(2024-04-14) Maurya The Art Of The Demo
Ash Maurya: The Art of the Demo. Thinking you need a working product (or prototype) to make a sale is a common myth in the product world.
This happens because we tend to over-emphasize our solution disproportionately
When you show too much during your demo, you potentially
- dilute your unique value proposition,
- confuse the customer, and
- expose yourself to more criticism and additional feature requests.
The art of the demo is showcasing the least (not most) about your product to cause a sale. (Demo, Sell, Build)
This starts with customer problem discovery, where you first seek to uncover your customer’s current situation (triggering event, desired outcomes),
If this discovery happened in a prior meeting, take 2-3 minutes to recap the customer’s current situation and get them to own their current reality before demo’ing your product
Why?
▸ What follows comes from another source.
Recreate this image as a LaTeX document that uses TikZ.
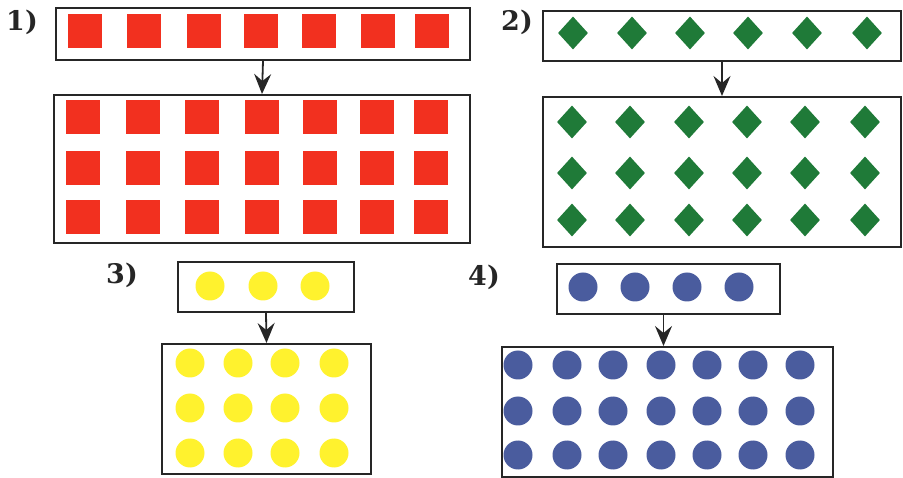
\documentclass[tikz,border=0pt]{standalone}
\usepackage{fontspec}
\newfontfamily\lblfont{DejaVu Serif}
\usetikzlibrary{shapes.geometric,arrows.meta}
\definecolor{sqred}{HTML}{F2301F}
\definecolor{dmgreen}{HTML}{1F7A38}
\definecolor{dtyellow}{HTML}{FFF22E}
\definecolor{dtblue}{HTML}{4A5C9E}
\tikzset{
  frame/.style={draw=black!85, line width=2pt, inner sep=0pt, fill=none},
  sq/.style={fill=sqred, inner sep=0pt, minimum size=34pt},
  dm/.style={diamond, fill=dmgreen, inner sep=0pt, minimum width=30pt, minimum height=33pt},
  ydot/.style={circle, fill=dtyellow, inner sep=0pt, minimum size=29pt},
  bdot/.style={circle, fill=dtblue, inner sep=0pt, minimum size=29pt},
  arr/.style={black!85, line width=1.8pt, arrows={-Stealth[length=20pt,width=17pt,inset=7pt]}},
  lbl/.style={font=\lblfont\fontsize{27}{27}\selectfont\bfseries, inner sep=0pt, text=black!85}
}
\begin{document}
\begin{tikzpicture}[x=1pt,y=-1pt]
\useasboundingbox (0,0) rectangle (903,478);
% labels
\node[lbl] (l1) at (22,22) {1)};
\node[lbl] (l2) at (517,22) {2)};
\node[lbl] (l3) at (122,275) {3)};
\node[lbl] (l4) at (484,277) {4)};
% panel 1
\node[frame, minimum width=414pt, minimum height=52pt] (b1t) at (263,34) {};
\node[frame, minimum width=416pt, minimum height=148pt] (b1b) at (262,169) {};
\foreach \x [count=\i] in {85,144,204,261,319,378,432}
  \node[sq] (s1t\i) at (\x,31) {};
\foreach \y [count=\j] in {117,168,217}
  \foreach \x [count=\i] in {83,143,202,262,320,377,431}
    \node[sq] (s1b\j\i) at (\x,\y) {};
\draw[arr] (b1t.south) -- (b1b.north);
% panel 2
\node[frame, minimum width=358pt, minimum height=50pt] (b2t) at (722,36) {};
\node[frame, minimum width=358pt, minimum height=150pt] (b2b) at (722,172) {};
\foreach \x [count=\i] in {573,632,690,748,807,867}
  \node[dm] (d2t\i) at (\x,33) {};
\foreach \y [count=\j] in {122,173,220}
  \foreach \x [count=\i] in {572,630,689,747,805,865}
    \node[dm] (d2b\j\i) at (\x,\y) {};
\draw[arr] (b2t.south) -- (b2b.north);
% panel 3
\node[frame, minimum width=176pt, minimum height=50pt] (b3t) at (266,287) {};
\node[frame, minimum width=209pt, minimum height=130pt] (b3b) at (266.5,409) {};
\foreach \x [count=\i] in {210,263,315}
  \node[ydot] (c3t\i) at (\x,286) {};
\foreach \y [count=\j] in {363,408,453}
  \foreach \x [count=\i] in {190,238,285,334}
    \node[ydot] (c3b\j\i) at (\x,\y) {};
\draw[arr] (b3t.south) -- (b3b.north);
% panel 4
\node[frame, minimum width=223pt, minimum height=50pt] (b4t) at (668.5,289) {};
\node[frame, minimum width=331pt, minimum height=130pt] (b4b) at (667.5,412) {};
\foreach \x [count=\i] in {583,635,687,739}
  \node[bdot] (c4t\i) at (\x,287) {};
\foreach \y [count=\j] in {365,411,455}
  \foreach \x [count=\i] in {518,567,613,661,707,753,800}
    \node[bdot] (c4b\j\i) at (\x,\y) {};
\draw[arr] ([xshift=-5pt]b4t.south) -- ([xshift=-5pt]b4t.south |- b4b.north);
\end{tikzpicture}
\end{document}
Because getting the customer to own their current reality creates the gap for your demo to close (future reality).
All your demo needs to showcase is how you get the job done better
I convinced the team to use only a slide deck to showcase their product's before and after story using screenshots — no working prototype.
the best demo format from the options shown below ranked in order of preference:
Digital Products
- Verbal demo. (in person)
- Screenshots or mockups.
- Clickable prototype.
- Working prototype.
Services Products
- Verbal demo.
- Process diagram to demonstrate how it works.
- Sample deliverable, e.g., a report.